Economic costs and consumer prices: Critics worry that high auction prices translate into higher costs for operators, which could be passed on to consumers. Supporters argue that competitive bidding, spectrum auctions, and subsequent competition still tend to bring better services and lower prices over time, while the revenue and improved network capacity deliver broad social value.
International comparisons: Different countries experiment with different designs, rules, and obligations, producing a spectrum of outcomes. Observers note that no single blueprint fits every market, and policy should adapt to technology cycles, competitive dynamics, and infrastructure gaps.
In each debate, the underlying tension is between maximizing efficient use of a scarce resource and achieving broader social goals like universal service and market participation. The preferred path for many policymakers who favor market mechanisms is to refine auction design, enforcement, and complementary policies so that the allocation remains efficient while still addressing valid public-interest concerns.
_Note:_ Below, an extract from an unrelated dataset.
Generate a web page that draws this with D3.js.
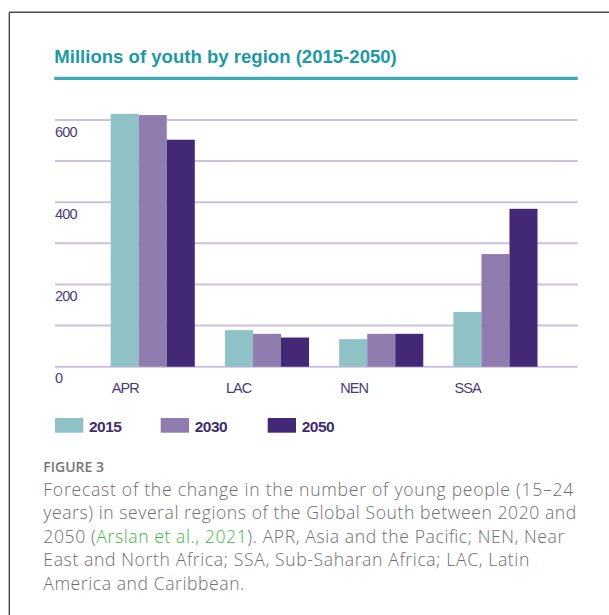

International Perspectives
Spectrum auctions have become a global norm, but designs vary with country-specific policy priorities. In some countries, auctions are paired with aggressive rural-coverage obligations and strict performance milestones; in others, there is greater reliance on market-driven renewal and secondary trading to adapt to evolving technologies. The core principles—transparent price discovery, clear license terms, and enforceable obligations—remain common, even as the details differ. See Europe discussions on harmonization of spectrum bands, India’s high-stakes auctions that funded rapid mobile expansion, and the ongoing evolution of regulatory frameworks in the United States and elsewhere.